# [Request]
Would you print the material exactly, starting at its first line and ending at the line holding "coef[0] + coef[1]"?

Records from a data collection:
-- start --

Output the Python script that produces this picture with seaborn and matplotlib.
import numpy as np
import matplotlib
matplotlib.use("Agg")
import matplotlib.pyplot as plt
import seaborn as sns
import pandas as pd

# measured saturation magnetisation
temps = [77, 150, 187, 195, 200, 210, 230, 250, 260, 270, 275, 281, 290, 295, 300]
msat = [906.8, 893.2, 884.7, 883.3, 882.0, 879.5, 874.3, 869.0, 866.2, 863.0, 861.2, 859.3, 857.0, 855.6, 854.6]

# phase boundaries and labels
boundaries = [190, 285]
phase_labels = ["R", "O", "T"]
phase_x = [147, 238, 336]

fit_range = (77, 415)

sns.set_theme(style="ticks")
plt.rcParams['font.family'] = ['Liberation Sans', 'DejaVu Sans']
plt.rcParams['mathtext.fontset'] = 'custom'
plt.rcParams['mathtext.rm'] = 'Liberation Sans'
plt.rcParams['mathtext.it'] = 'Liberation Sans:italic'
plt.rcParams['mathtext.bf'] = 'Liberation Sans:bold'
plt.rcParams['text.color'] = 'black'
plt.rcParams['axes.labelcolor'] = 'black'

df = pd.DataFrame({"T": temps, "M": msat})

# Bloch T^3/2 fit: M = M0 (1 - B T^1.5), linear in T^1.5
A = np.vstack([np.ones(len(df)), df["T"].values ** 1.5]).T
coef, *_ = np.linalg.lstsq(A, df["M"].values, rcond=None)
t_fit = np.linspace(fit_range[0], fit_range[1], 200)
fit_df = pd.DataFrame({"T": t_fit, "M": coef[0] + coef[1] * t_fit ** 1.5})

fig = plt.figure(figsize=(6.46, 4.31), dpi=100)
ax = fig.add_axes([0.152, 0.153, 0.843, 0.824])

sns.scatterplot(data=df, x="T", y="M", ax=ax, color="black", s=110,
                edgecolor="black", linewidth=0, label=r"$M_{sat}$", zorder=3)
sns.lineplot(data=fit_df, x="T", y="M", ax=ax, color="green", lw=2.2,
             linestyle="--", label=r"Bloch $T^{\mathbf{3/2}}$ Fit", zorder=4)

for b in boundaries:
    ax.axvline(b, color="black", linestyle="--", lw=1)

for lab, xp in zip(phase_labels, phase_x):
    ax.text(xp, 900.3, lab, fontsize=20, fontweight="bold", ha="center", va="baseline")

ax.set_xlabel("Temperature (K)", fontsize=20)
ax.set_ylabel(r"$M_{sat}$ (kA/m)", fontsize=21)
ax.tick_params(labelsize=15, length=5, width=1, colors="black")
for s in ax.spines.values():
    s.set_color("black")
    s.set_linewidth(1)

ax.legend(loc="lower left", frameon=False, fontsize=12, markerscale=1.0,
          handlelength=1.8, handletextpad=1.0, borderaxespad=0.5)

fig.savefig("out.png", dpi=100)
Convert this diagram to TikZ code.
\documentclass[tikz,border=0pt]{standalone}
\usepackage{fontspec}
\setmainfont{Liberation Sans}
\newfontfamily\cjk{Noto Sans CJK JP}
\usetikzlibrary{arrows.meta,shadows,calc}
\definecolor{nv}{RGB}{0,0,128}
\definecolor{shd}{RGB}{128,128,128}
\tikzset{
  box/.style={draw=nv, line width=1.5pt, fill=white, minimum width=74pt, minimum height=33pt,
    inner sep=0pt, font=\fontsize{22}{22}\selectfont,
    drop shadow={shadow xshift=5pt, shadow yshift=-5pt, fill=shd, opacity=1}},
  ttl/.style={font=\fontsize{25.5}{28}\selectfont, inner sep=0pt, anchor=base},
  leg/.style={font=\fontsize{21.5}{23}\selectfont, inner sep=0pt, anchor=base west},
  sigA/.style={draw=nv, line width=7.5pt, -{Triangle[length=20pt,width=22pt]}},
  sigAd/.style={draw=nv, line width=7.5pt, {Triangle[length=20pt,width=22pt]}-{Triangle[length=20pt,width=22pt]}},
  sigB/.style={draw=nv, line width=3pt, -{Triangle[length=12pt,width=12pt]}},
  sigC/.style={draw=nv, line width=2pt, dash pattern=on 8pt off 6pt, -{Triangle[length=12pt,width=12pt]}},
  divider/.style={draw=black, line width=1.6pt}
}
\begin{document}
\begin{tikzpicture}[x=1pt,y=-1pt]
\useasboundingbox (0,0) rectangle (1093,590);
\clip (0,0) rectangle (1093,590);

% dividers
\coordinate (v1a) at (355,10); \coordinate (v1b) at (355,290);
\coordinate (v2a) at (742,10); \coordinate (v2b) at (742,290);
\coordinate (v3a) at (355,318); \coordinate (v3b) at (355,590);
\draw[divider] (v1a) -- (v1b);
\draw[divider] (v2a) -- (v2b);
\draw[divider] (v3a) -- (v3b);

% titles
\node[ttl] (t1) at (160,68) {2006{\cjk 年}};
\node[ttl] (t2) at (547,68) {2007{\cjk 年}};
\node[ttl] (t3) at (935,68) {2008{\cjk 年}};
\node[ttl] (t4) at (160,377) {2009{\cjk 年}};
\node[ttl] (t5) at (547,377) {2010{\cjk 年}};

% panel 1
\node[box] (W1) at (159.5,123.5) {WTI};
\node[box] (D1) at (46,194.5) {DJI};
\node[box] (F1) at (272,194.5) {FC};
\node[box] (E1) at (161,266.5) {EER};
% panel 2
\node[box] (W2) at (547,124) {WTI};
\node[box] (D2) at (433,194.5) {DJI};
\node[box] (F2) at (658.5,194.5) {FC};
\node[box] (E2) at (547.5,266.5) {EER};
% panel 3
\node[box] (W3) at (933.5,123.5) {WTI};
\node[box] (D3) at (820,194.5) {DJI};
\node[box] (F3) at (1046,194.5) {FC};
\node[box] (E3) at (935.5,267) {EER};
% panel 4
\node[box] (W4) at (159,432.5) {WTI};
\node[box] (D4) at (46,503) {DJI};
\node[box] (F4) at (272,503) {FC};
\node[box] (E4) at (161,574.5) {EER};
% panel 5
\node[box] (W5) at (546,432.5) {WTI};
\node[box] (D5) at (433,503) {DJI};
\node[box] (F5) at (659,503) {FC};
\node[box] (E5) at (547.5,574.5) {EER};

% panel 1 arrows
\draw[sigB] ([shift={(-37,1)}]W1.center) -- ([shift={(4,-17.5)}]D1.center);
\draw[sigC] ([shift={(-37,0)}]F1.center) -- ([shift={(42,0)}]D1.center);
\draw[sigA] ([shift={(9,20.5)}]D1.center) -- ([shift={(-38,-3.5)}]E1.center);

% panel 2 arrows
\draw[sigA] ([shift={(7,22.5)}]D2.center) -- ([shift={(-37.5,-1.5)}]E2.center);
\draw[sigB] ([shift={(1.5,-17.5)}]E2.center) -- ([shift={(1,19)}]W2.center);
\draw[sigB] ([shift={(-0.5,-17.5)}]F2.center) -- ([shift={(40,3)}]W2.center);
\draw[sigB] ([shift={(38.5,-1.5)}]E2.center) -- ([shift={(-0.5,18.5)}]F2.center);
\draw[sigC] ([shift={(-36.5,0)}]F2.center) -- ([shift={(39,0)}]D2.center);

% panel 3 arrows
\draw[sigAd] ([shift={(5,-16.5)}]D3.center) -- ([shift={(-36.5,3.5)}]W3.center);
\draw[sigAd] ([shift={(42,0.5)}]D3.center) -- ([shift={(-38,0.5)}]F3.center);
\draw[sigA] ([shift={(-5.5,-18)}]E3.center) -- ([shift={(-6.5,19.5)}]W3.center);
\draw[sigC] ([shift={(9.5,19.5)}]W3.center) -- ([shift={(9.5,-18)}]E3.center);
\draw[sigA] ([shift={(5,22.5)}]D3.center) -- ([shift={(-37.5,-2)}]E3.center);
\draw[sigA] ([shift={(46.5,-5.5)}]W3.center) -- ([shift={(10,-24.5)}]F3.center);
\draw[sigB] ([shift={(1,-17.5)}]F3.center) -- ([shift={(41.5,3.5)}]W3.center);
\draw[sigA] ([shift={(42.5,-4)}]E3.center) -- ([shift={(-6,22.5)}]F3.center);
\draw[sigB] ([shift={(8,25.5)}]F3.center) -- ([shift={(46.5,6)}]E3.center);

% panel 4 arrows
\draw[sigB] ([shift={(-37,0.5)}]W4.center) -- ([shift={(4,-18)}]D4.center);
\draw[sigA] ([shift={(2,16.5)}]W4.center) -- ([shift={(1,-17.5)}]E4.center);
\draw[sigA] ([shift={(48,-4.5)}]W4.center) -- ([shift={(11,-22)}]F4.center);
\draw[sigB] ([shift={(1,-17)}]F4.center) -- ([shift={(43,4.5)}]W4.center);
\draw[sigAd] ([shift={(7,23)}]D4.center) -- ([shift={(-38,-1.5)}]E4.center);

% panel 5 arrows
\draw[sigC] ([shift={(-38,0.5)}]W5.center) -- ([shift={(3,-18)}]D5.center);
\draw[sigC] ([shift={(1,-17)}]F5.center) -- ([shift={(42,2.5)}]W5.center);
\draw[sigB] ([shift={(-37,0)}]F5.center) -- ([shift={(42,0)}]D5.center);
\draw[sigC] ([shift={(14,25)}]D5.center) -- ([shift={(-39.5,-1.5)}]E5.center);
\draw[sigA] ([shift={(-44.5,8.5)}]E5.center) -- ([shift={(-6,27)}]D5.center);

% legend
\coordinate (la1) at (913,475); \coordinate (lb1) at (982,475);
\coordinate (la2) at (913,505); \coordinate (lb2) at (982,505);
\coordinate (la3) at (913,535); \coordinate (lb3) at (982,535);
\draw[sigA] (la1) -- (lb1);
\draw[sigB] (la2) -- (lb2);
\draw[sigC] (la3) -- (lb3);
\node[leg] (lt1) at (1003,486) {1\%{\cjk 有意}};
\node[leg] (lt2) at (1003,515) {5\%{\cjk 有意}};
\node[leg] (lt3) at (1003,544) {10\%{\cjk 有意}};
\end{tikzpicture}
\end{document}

-- end --

# [Task result]
Output the Python script that produces this picture with seaborn and matplotlib.
import numpy as np
import matplotlib
matplotlib.use("Agg")
import matplotlib.pyplot as plt
import seaborn as sns
import pandas as pd

# measured saturation magnetisation
temps = [77, 150, 187, 195, 200, 210, 230, 250, 260, 270, 275, 281, 290, 295, 300]
msat = [906.8, 893.2, 884.7, 883.3, 882.0, 879.5, 874.3, 869.0, 866.2, 863.0, 861.2, 859.3, 857.0, 855.6, 854.6]

# phase boundaries and labels
boundaries = [190, 285]
phase_labels = ["R", "O", "T"]
phase_x = [147, 238, 336]

fit_range = (77, 415)

sns.set_theme(style="ticks")
plt.rcParams['font.family'] = ['Liberation Sans', 'DejaVu Sans']
plt.rcParams['mathtext.fontset'] = 'custom'
plt.rcParams['mathtext.rm'] = 'Liberation Sans'
plt.rcParams['mathtext.it'] = 'Liberation Sans:italic'
plt.rcParams['mathtext.bf'] = 'Liberation Sans:bold'
plt.rcParams['text.color'] = 'black'
plt.rcParams['axes.labelcolor'] = 'black'

df = pd.DataFrame({"T": temps, "M": msat})

# Bloch T^3/2 fit: M = M0 (1 - B T^1.5), linear in T^1.5
A = np.vstack([np.ones(len(df)), df["T"].values ** 1.5]).T
coef, *_ = np.linalg.lstsq(A, df["M"].values, rcond=None)
t_fit = np.linspace(fit_range[0], fit_range[1], 200)
fit_df = pd.DataFrame({"T": t_fit, "M": coef[0] + coef[1] * t_fit ** 1.5})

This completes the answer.